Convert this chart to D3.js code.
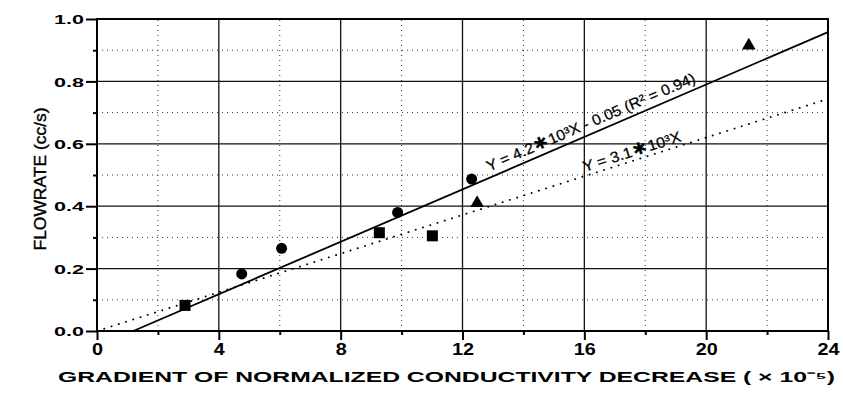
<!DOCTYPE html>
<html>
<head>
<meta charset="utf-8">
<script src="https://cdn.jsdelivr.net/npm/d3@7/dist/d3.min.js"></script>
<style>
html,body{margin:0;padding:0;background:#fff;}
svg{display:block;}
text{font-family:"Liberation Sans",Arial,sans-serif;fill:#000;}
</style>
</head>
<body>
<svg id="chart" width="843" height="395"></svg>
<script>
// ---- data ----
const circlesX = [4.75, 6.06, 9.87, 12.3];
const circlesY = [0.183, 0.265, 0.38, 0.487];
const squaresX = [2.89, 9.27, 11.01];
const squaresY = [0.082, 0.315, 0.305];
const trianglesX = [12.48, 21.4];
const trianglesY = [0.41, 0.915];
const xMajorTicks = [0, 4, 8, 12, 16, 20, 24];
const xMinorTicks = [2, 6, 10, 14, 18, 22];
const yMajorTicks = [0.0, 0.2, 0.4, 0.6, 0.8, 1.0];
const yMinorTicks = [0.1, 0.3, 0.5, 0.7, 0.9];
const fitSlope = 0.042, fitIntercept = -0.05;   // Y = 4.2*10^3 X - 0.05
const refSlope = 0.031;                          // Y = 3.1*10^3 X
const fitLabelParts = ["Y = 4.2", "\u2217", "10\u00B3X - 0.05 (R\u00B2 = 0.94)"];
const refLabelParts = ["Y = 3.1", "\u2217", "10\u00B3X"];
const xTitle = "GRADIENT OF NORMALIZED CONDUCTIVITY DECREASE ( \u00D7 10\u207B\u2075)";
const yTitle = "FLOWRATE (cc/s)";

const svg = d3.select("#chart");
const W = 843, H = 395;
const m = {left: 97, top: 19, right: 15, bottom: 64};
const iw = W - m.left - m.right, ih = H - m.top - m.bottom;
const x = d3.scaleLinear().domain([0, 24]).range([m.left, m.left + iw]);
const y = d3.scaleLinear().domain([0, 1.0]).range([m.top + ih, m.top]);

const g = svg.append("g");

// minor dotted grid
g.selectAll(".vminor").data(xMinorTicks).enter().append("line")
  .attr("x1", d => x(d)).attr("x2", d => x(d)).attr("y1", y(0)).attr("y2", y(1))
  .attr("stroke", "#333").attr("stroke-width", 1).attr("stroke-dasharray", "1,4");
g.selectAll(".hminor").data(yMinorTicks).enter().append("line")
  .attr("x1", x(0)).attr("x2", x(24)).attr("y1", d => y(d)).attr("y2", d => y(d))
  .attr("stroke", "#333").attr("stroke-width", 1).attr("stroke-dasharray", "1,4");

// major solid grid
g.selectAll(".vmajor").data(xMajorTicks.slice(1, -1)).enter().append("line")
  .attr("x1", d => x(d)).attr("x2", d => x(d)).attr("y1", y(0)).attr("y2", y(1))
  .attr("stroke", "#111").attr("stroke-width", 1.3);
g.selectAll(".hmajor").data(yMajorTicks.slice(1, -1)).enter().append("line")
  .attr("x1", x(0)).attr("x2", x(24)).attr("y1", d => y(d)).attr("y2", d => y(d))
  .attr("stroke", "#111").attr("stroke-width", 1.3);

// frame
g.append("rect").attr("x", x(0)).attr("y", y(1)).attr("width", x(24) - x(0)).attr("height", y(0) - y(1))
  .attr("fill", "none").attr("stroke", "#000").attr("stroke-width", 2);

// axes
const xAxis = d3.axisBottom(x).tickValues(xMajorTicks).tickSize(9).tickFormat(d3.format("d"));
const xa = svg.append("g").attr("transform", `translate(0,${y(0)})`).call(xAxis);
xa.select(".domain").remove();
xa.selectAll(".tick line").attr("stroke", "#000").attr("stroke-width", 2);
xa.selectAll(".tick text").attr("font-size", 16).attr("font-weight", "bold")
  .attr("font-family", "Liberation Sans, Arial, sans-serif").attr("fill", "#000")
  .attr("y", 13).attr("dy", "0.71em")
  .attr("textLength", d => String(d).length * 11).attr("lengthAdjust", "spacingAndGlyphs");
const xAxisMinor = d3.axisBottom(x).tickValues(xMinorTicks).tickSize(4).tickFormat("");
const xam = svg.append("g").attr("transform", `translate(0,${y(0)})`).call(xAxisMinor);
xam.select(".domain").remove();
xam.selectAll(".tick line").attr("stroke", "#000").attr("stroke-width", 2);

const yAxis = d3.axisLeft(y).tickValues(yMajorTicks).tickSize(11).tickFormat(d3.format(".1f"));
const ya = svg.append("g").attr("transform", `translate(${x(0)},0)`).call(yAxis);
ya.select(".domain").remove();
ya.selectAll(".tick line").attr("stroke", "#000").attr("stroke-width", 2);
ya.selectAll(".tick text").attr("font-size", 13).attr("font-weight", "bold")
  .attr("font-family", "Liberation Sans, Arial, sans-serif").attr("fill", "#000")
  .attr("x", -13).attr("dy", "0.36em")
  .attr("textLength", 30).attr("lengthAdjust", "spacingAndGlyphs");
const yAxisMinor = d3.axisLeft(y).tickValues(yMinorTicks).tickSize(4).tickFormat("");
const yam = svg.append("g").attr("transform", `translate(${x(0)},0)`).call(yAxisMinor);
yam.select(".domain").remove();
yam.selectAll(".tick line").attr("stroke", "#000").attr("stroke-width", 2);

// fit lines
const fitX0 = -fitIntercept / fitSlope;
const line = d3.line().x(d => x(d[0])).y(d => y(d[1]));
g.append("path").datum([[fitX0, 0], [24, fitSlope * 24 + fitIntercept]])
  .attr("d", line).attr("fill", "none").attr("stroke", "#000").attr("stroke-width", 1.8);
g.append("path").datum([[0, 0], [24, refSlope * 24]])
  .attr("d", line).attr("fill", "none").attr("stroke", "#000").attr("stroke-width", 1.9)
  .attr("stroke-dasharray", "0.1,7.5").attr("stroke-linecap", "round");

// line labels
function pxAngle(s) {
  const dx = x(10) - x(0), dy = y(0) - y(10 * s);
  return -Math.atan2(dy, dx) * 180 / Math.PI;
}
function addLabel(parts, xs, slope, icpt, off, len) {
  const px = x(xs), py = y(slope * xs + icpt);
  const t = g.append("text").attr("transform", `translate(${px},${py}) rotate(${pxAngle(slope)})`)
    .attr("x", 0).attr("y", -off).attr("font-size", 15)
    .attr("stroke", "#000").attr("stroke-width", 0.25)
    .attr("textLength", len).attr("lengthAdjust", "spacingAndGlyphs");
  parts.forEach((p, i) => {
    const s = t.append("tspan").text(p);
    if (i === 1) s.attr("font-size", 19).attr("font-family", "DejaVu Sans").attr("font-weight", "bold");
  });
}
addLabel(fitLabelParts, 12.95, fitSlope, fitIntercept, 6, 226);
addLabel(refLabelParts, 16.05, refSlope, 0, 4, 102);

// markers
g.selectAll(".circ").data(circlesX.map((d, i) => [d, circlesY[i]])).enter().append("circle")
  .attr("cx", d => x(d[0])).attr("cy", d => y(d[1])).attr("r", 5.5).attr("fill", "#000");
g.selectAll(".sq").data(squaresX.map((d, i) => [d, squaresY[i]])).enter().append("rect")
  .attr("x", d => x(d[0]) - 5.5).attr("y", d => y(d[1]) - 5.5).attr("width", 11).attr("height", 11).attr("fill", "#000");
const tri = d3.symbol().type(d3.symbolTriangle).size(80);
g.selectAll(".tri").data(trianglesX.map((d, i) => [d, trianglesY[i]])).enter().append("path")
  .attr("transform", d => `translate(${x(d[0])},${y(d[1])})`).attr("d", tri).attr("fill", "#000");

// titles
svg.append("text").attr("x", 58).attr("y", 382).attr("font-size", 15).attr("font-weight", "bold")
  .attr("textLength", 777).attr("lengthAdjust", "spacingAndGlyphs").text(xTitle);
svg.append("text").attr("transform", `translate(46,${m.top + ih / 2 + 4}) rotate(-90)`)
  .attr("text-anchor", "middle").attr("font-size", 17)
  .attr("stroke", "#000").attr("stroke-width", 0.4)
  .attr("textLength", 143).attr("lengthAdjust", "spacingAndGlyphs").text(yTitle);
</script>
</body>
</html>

:::::

REQUIRED WORK — Locate all lines in the listing above with the word "chart" and copy them.

RIGHT ANSWER —
Convert this chart to D3.js code.
<svg id="chart" width="843" height="395"></svg>
const svg = d3.select("#chart");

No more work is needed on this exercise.